Biotech incubator CUREator will receive $3 million in funding from CSIRO to support Australia’s health security and protect against emerging infectious diseases and pandemics.
CSIRO scientists will also collaborate with innovators and emerging companies through CUREator.
The CSIRO funding allows CUREator to launch a new health security stream that will give promising projects up to $1 million over three years across fields including emerging infectious diseases and pandemics research, and therapies targeting chemical, biological and radiological threats.
CUREator was established in 2021 with $40 million in funding from the federal government’s Medical Research Future Fund (MRFF). It is managed by Brandon BioCatalyst.
Brandon BioCatalyst CEO Dr Chris Nave said the partnership with CSIRO demonstrated strong support for translating innovation to action.
“With CUREator our aim is to increase the capital and expertise available to progress more of our brilliant research discoveries for the laboratory to the clinic, and ultimately into life-saving new therapies. The CSIRO funding will be specifically focussed on technologies that have the potential to protect Australians from future pandemics and health threats,” said Dr Nave.
“CSIRO has a long and successful track record of using science to create solutions for challenges and opportunities facing our country; so this funding directed toward national health security projects is a natural extension of these endeavours.”

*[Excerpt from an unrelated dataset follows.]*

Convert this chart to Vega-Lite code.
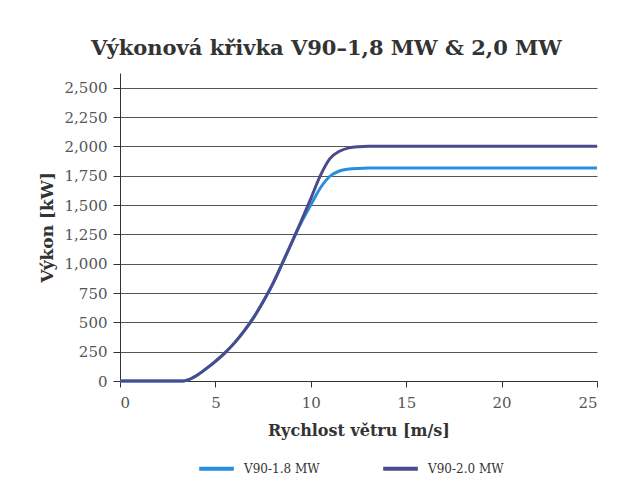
{
  "$schema": "https://vega.github.io/schema/vega-lite/v6.json",
  "width": 477,
  "height": 308,
  "autosize": "none",
  "padding": {"left": 120, "top": 73, "right": 35, "bottom": 110},
  "background": "white",
  "title": {
    "text": "Výkonová křivka V90–1,8 MW & 2,0 MW",
    "font": "DejaVu Serif",
    "fontSize": 21,
    "fontWeight": "bold",
    "color": "#333333",
    "offset": 14,
    "dx": -32,
    "anchor": "middle"
  },
  "data": {
    "values": [
      {"model": "V90-1.8 MW", "speed": 0, "power": 0},
      {"model": "V90-1.8 MW", "speed": 1, "power": 0},
      {"model": "V90-1.8 MW", "speed": 2, "power": 0},
      {"model": "V90-1.8 MW", "speed": 3, "power": 0},
      {"model": "V90-1.8 MW", "speed": 3.3, "power": 0},
      {"model": "V90-1.8 MW", "speed": 3.5, "power": 6},
      {"model": "V90-1.8 MW", "speed": 4, "power": 45},
      {"model": "V90-1.8 MW", "speed": 4.5, "power": 103},
      {"model": "V90-1.8 MW", "speed": 5, "power": 168},
      {"model": "V90-1.8 MW", "speed": 5.5, "power": 240},
      {"model": "V90-1.8 MW", "speed": 6, "power": 325},
      {"model": "V90-1.8 MW", "speed": 6.5, "power": 425},
      {"model": "V90-1.8 MW", "speed": 7, "power": 540},
      {"model": "V90-1.8 MW", "speed": 7.5, "power": 675},
      {"model": "V90-1.8 MW", "speed": 8, "power": 825},
      {"model": "V90-1.8 MW", "speed": 8.5, "power": 1000},
      {"model": "V90-1.8 MW", "speed": 9, "power": 1180},
      {"model": "V90-1.8 MW", "speed": 9.5, "power": 1350},
      {"model": "V90-1.8 MW", "speed": 10, "power": 1500},
      {"model": "V90-1.8 MW", "speed": 10.5, "power": 1645},
      {"model": "V90-1.8 MW", "speed": 11, "power": 1745},
      {"model": "V90-1.8 MW", "speed": 11.5, "power": 1790},
      {"model": "V90-1.8 MW", "speed": 12, "power": 1806},
      {"model": "V90-1.8 MW", "speed": 12.5, "power": 1812},
      {"model": "V90-1.8 MW", "speed": 13, "power": 1815},
      {"model": "V90-1.8 MW", "speed": 14, "power": 1815},
      {"model": "V90-1.8 MW", "speed": 15, "power": 1815},
      {"model": "V90-1.8 MW", "speed": 20, "power": 1815},
      {"model": "V90-1.8 MW", "speed": 25, "power": 1815},
      {"model": "V90-2.0 MW", "speed": 0, "power": 0},
      {"model": "V90-2.0 MW", "speed": 1, "power": 0},
      {"model": "V90-2.0 MW", "speed": 2, "power": 0},
      {"model": "V90-2.0 MW", "speed": 3, "power": 0},
      {"model": "V90-2.0 MW", "speed": 3.3, "power": 0},
      {"model": "V90-2.0 MW", "speed": 3.5, "power": 6},
      {"model": "V90-2.0 MW", "speed": 4, "power": 45},
      {"model": "V90-2.0 MW", "speed": 4.5, "power": 103},
      {"model": "V90-2.0 MW", "speed": 5, "power": 168},
      {"model": "V90-2.0 MW", "speed": 5.5, "power": 240},
      {"model": "V90-2.0 MW", "speed": 6, "power": 325},
      {"model": "V90-2.0 MW", "speed": 6.5, "power": 425},
      {"model": "V90-2.0 MW", "speed": 7, "power": 540},
      {"model": "V90-2.0 MW", "speed": 7.5, "power": 675},
      {"model": "V90-2.0 MW", "speed": 8, "power": 825},
      {"model": "V90-2.0 MW", "speed": 8.5, "power": 1000},
      {"model": "V90-2.0 MW", "speed": 9, "power": 1180},
      {"model": "V90-2.0 MW", "speed": 9.5, "power": 1365},
      {"model": "V90-2.0 MW", "speed": 10, "power": 1555},
      {"model": "V90-2.0 MW", "speed": 10.5, "power": 1750},
      {"model": "V90-2.0 MW", "speed": 11, "power": 1895},
      {"model": "V90-2.0 MW", "speed": 11.5, "power": 1958},
      {"model": "V90-2.0 MW", "speed": 12, "power": 1987},
      {"model": "V90-2.0 MW", "speed": 12.5, "power": 1997},
      {"model": "V90-2.0 MW", "speed": 13, "power": 2000},
      {"model": "V90-2.0 MW", "speed": 14, "power": 2000},
      {"model": "V90-2.0 MW", "speed": 15, "power": 2000},
      {"model": "V90-2.0 MW", "speed": 20, "power": 2000},
      {"model": "V90-2.0 MW", "speed": 25, "power": 2000}
    ]
  },
  "mark": {"type": "line", "strokeWidth": 3, "interpolate": "monotone"},
  "encoding": {
    "x": {
      "field": "speed",
      "type": "quantitative",
      "scale": {"domain": [0, 25], "nice": false},
      "axis": {
        "values": [0, 5, 10, 15, 20, 25],
        "title": "Rychlost větru [m/s]",
        "grid": false,
        "labelFont": "DejaVu Serif",
        "labelFontSize": 15,
        "labelColor": "#555555",
        "labelPadding": 8,
        "tickSize": 6,
        "tickColor": "#333333",
        "domainColor": "#333333",
        "titleFont": "DejaVu Serif",
        "titleFontSize": 16,
        "titleFontWeight": "bold",
        "titleColor": "#333333",
        "titlePadding": 12
      }
    },
    "y": {
      "field": "power",
      "type": "quantitative",
      "scale": {"domain": [0, 2625], "nice": false},
      "axis": {
        "values": [0, 250, 500, 750, 1000, 1250, 1500, 1750, 2000, 2250, 2500],
        "format": ",d",
        "title": "Výkon [kW]",
        "grid": true,
        "gridColor": "#555555",
        "gridWidth": 1,
        "gridOpacity": 1,
        "labelFont": "DejaVu Serif",
        "labelFontSize": 15,
        "labelColor": "#555555",
        "labelPadding": 6,
        "tickSize": 7,
        "tickColor": "#333333",
        "domainColor": "#333333",
        "titleFont": "DejaVu Serif",
        "titleFontSize": 17,
        "titleFontWeight": "bold",
        "titleColor": "#333333",
        "titlePadding": 8
      }
    },
    "color": {
      "field": "model",
      "type": "nominal",
      "scale": {"domain": ["V90-1.8 MW", "V90-2.0 MW"], "range": ["#2a8ee0", "#4b4a8c"]},
      "legend": {
        "orient": "none",
        "legendX": 77,
        "legendY": 376,
        "direction": "horizontal",
        "title": null,
        "symbolType": "stroke",
        "symbolSize": 1200,
        "symbolStrokeWidth": 4,
        "labelFont": "DejaVu Serif",
        "labelFontSize": 12,
        "labelColor": "#333333",
        "labelOffset": 8,
        "columnPadding": 55
      }
    }
  },
  "config": {"view": {"stroke": null}}
}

Anita van der Meer, executive manager at CSIRO said the agency was supporting the opportunity to develop new health security capabilities and technology.
“CSIRO brings an incredible wealth of capability in pandemic preparedness, biomedical research, vaccine development and biomanufacturing. CUREator will play an important role bridging the gap between where research funding ends and seed funding begins, and CSIRO is pleased to support home-grown health security discoveries,” said Ms van der Meer.